Your Webb critic has two favorite actresses.
One — though she’s really before my time — is Golden Age golden-girl Myrna Loy. For years America’s favorite wife, Loy starred in the marvelous Thin Man movies, and was partly responsible for the bullet-riddled end of John Dillinger’s criminal career. (Look it up!)
My other fave is Naomi Watts, whose resume covers several huge hits and cult classics: Birdman, Mulholland Drive, The Ring, St. Vincent, 21 Grams and Peter Jackson’s colossal King Kong remake.
And that doesn’t include an impressive roster of lesser-knowns — nor her latest. So in honor of the April 2025 release for The Friend — in which she co-stars with Bill Murray and a great Great Dane — here’s a handful of under-the-radar worthies from Watts’s glowing filmography:
Boss Level (2021) Colorful sci-fi actioner about a soldier (Frank Grillo) trapped in a time-loop where everyone wants to kill him — apparently several dozen times. Watts plays his wife, whose work seems to have generated the loop — along with an impending apocalypse. Fast and funny, with an abrupt but finely fitting final moment. Co-starring Mel Gibson, with a cameo from the NFL’s Rob Gronkowski.
Eastern Promises (2007) Viggo Mortensen snagged an Oscar nom with this career-topping work as an enigmatic driver for the Russian mafia in London. Watts is a labor-and-delivery nurse who inadvertently tangles with the mob while caring for an orphaned newborn. Expertly directed by David Cronenberg, whose resume includes another Mortensen crime thriller, A History of Violence — though the artist generally leans toward horror (The Dead Zone, Videodrome, eXistenZ). So be forewarned: This film’s unforgettable bath-house knife-fight is just one of several gruesome moments; but the ultimate ending is quite hopeful.
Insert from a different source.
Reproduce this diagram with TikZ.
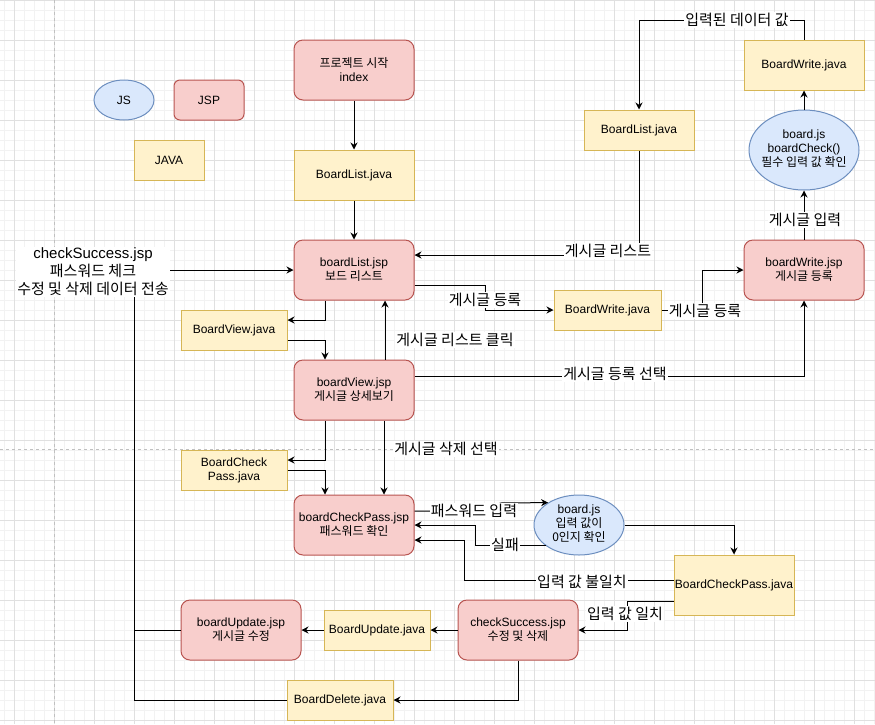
\documentclass[tikz,border=0pt]{standalone}
\usepackage{fontspec}
\setmainfont{Liberation Sans}
\newfontfamily\kr{Noto Sans CJK KR}
\usetikzlibrary{shapes.geometric,arrows.meta}
\definecolor{redf}{HTML}{F8CECC}
\definecolor{redd}{HTML}{B85450}
\definecolor{yelf}{HTML}{FFF2CC}
\definecolor{yeld}{HTML}{D6B656}
\definecolor{bluf}{HTML}{DAE8FC}
\definecolor{blud}{HTML}{6C8EBF}
\definecolor{gmin}{HTML}{F2F2F2}
\definecolor{gmaj}{HTML}{E0E0E0}
\definecolor{pgbrk}{HTML}{C0C0C0}
\newcommand{\ctrtxt}[1]{\makebox[0pt][c]{\begin{tabular}{@{}c@{}}#1\end{tabular}}}
\begin{document}
\begin{tikzpicture}[x=1pt,y=-1pt,
  base/.style={inner sep=0pt, align=center, font=\fontsize{12}{14}\selectfont, line width=1pt},
  redbox/.style={base, draw=redd, fill=redf, rounded corners=9pt},
  yelbox/.style={base, draw=yeld, fill=yelf},
  blubox/.style={base, ellipse, draw=blud, fill=bluf},
  elbl/.style={fill=white, inner sep=1pt, font=\kr\fontsize{15}{18}\selectfont, align=center},
  arr/.style={-{Stealth[length=7pt,width=7pt]}, line width=1pt},
  ln/.style={line width=1pt}]
\useasboundingbox (0,0) rectangle (875,724);
\fill[white] (0,0) rectangle (875,724);
% grid
\foreach \x in {4,14,...,874} \draw[gmin, line width=1pt] (\x,0) -- (\x,724);
\foreach \y in {0.7,10.7,...,724} \draw[gmin, line width=1pt] (0,\y) -- (875,\y);
\foreach \x in {14,54,...,874} \draw[gmaj, line width=1pt] (\x,0) -- (\x,724);
\foreach \y in {0.7,40.7,...,724} \draw[gmaj, line width=1pt] (0,\y) -- (875,\y);
\draw[pgbrk, line width=1pt, dash pattern=on 3pt off 3pt] (54.3,0) -- (54.3,724);
\draw[pgbrk, line width=1pt, dash pattern=on 3pt off 3pt] (0,449) -- (875,449);

% legend
\node[blubox, minimum width=60pt, minimum height=40pt] (js) at (124,100) {JS};
\node[redbox, rounded corners=6pt, minimum width=70pt, minimum height=40pt] (jsp) at (209,100) {JSP};
\node[yelbox, minimum width=70pt, minimum height=40pt] (java) at (169,160) {JAVA};

% main nodes
\node[redbox, minimum width=120pt, minimum height=60pt] (idx) at (354,70) {{\kr 프로젝트 시작}\\index};
\node[yelbox, minimum width=120pt, minimum height=50pt] (bl1) at (354,175) {BoardList.java};
\node[redbox, minimum width=120pt, minimum height=60pt] (blj) at (354,270) {boardList.jsp\\{\kr 보드 리스트}};
\node[yelbox, minimum width=106pt, minimum height=40pt] (bvj) at (234,330) {BoardView.java};
\node[redbox, minimum width=120pt, minimum height=60pt] (bvjsp) at (354,390) {boardView.jsp\\{\kr 게시글 상세보기}};
\node[yelbox, minimum width=106pt, minimum height=40pt] (bcpj) at (234,470) {BoardCheck\\Pass.java};
\node[redbox, minimum width=120pt, minimum height=60pt] (bcpjsp) at (354,525) {boardCheckPass.jsp\\{\kr 패스워드 확인}};
\node[blubox, minimum width=90pt, minimum height=60pt] (bjs2) at (579,525) {\ctrtxt{board.js\\{\kr 입력 값이}\\{\kr 0인지 확인}}};
\node[yelbox, minimum width=120pt, minimum height=60pt] (bcpj2) at (734,585) {BoardCheckPass.java};
\node[redbox, minimum width=120pt, minimum height=60pt] (csj) at (518,630) {checkSuccess.jsp\\{\kr 수정 및 삭제}};
\node[yelbox, minimum width=106pt, minimum height=40pt] (buj) at (377,630) {BoardUpdate.java};
\node[redbox, minimum width=120pt, minimum height=60pt] (bujsp) at (241,630) {boardUpdate.jsp\\{\kr 게시글 수정}};
\node[yelbox, minimum width=106pt, minimum height=40pt] (bdj) at (340,700) {BoardDelete.java};
\node[yelbox, minimum width=110pt, minimum height=40pt] (bl2) at (639,130) {BoardList.java};
\node[yelbox, minimum width=107pt, minimum height=40pt] (bwj) at (607.5,310) {BoardWrite.java};
\node[redbox, minimum width=120pt, minimum height=60pt] (bwjsp) at (804,270) {boardWrite.jsp\\{\kr 게시글 등록}};
\node[blubox, minimum width=110pt, minimum height=80pt] (bjs1) at (804,150) {\ctrtxt{board.js\\boardCheck()\\{\kr 필수 입력 값 확인}}};
\node[yelbox, minimum width=120pt, minimum height=50pt] (bwj2) at (804,65) {BoardWrite.java};

% edges
\draw[arr] (idx.south) -- (bl1.north);
\draw[arr] (bl1.south) -- (blj.north);
\draw[ln] (bdj.west) -| (134,630);
\draw[arr] (bujsp.west) -| (134,270) -- (blj.west)
  node[elbl] (lcs) at (93,272) {\fontspec{Liberation Sans}checkSuccess.jsp\\패스워드 체크\\수정 및 삭제 데이터 전송};
\draw[arr] ([xshift=-29pt]blj.south) |- ([yshift=10pt]bvj.east);
\draw[arr] ([yshift=-10pt]bvj.east) -| ([xshift=-29pt]bvjsp.north);
\draw[arr] ([xshift=31pt]bvjsp.north) -- ([xshift=31pt]blj.south)
  node[elbl] (l1) at (455,340) {게시글 리스트 클릭};
\draw[arr] (bl2.south) |- ([yshift=15pt]blj.east)
  node[elbl] (l2) at (608,251) {게시글 리스트};
\draw[arr] ([yshift=-15pt]blj.east) -| (485,310) -- (bwj.west)
  node[elbl] (l3) at (485,300) {게시글 등록};
\draw[arr] (bwj.east) -| (702,270) -- (bwjsp.west)
  node[elbl] (l4) at (705,311) {게시글 등록};
\draw[arr] ([yshift=14pt]bvjsp.east) -| (bwjsp.south)
  node[elbl] (l5) at (615,374) {게시글 등록 선택};
\draw[arr] (bwjsp.north) -- (bjs1.south)
  node[elbl] (l6) at (805,220) {게시글 입력};
\draw[arr] (bjs1.north) -- (bwj2.south);
\draw[arr] (bwj2.north) -- (804,20) -| (bl2.north)
  node[elbl] (l7) at (737,20) {입력된 데이터 값};
\draw[arr] ([xshift=-29pt]bvjsp.south) |- ([yshift=10pt]bcpj.east);
\draw[arr] (bcpj.east) -| ([xshift=-29pt]bcpjsp.north);
\draw[arr] ([xshift=30pt]bvjsp.south) -- ([xshift=30pt]bcpjsp.north)
  node[elbl] (l8) at (446,449) {게시글 삭제 선택};
\draw[arr] ([yshift=14pt]bcpjsp.east) -- (500,511) -- (500,503) -- (bjs2.144.3)
  node[elbl] (l9) at (474,511) {패스워드 입력};
\draw[arr] (bjs2.212.5) -| (475,525) -- (bcpjsp.east)
  node[elbl] (l10) at (505,545) {실패};
\draw[arr] ([yshift=5pt]bcpj2.west) -| (464,540) -- ([yshift=-15pt]bcpjsp.east)
  node[elbl] (l11) at (582,582) {입력 값 불일치};
\draw[arr] (bjs2.east) -| (bcpj2.north);
\draw[arr] ([yshift=-16pt]bcpj2.west) -| (627,630) -- (csj.east)
  node[elbl] (l12) at (625,614) {입력 값 일치};
\draw[arr] (csj.west) -- (buj.east);
\draw[arr] (buj.west) -- (bujsp.east);
\draw[arr] (csj.south) |- (bdj.east);
\end{tikzpicture}
\end{document}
The Impossible (2012) In this true-life tale of the 2004 Indian Ocean tsunami, Watts plays Maria Belon, who was vacationing in Thailand with her family when the first wave swept her away. Having latched on to a floating tree, Belon saw her oldest boy afloat in the distance and reached him only after being gravely injured. Meanwhile, neither of them had any idea what had happened to the husband and two other sons. Though it has a good ending, you’ll need tissues for this one; Watts notched her second Oscar nod for the shattering tale — and frankly, she should have won.
Matinee (1993) When I spent a year watching films for my book The Best Movies You Never Saw (which includes most of the titles here), this sadly neglected gem was literally my favorite find. Watts, however, has only a tiny role in Matinee, an enchanting sleeper that’s part nostalgia, part coming-of-age and mostly satire on cheesy old sci-fi like Them! and The Fly.
Set on the eve of the Cuban Missile Crisis, it concerns a gaggle of Key West adolescents jockeying to attend the latest fright-fest from fictional Hollywood producer Lawrence Woolsey (John Goodman). Watts features briefly in one film-within-a-film, a spot-on Disney spoof called The Shook-Up Shopping Cart.
Ophelia (2018) Shakespeare purists won’t care much for this revisionist take on Hamlet, which tells the tale from Ophelia’s viewpoint. Yet despite drastic changes, I really liked this handsome and well-acted version. Daisy Ridley and 1917’s George McKay have the leads, with Watts and Clive Owen playing the queen and king.
Penguin Bloom (2021) Among Watts’s finest moments is yet another true story — this one involving an active young mother who was suddenly paralyzed from the waist down. Distressed and angry over her inability to participate in family life, she is almost ready to give up when her son rescues an injured magpie — which, while serving as a marker for the struggling wife, also restores hope to the home.
Stay (2005) What if I told you that Watts had made a movie with Ryan Gosling and Ewan McGregor? And that it was written by David Benioff (Game of Thrones) and directed by Marc Forster (Kite Runner, Quantum of Solace, Finding Neverland, Stranger Than Fiction, Monster’s Ball).
That film is Stay, and it involves a fiery accident on the Brooklyn Bridge; its enigmatic survivor (Gosling) baffles his psychiatrist (McGregor), especially as he begins to predict his own death … which sounds disturbingly like the original crash. Stick with this one; it’s what I call a “jigsaw-puzzle movie” — where the plot’s many odd-shaped pieces somehow all fit together at the end.
While We’re Young (2014) Ben Stiller fans shouldn’t miss this story in which he and Watts play childless Manhattan middle-agers who suddenly start swinging with a hipper young crowd — headlined by co-stars Adam Driver and Amanda Seyfried. Sobering, savvy satire from writer-director Noah Baumbach (Marriage Story, Barbie).
The Friend opens Friday at The District in Muncy.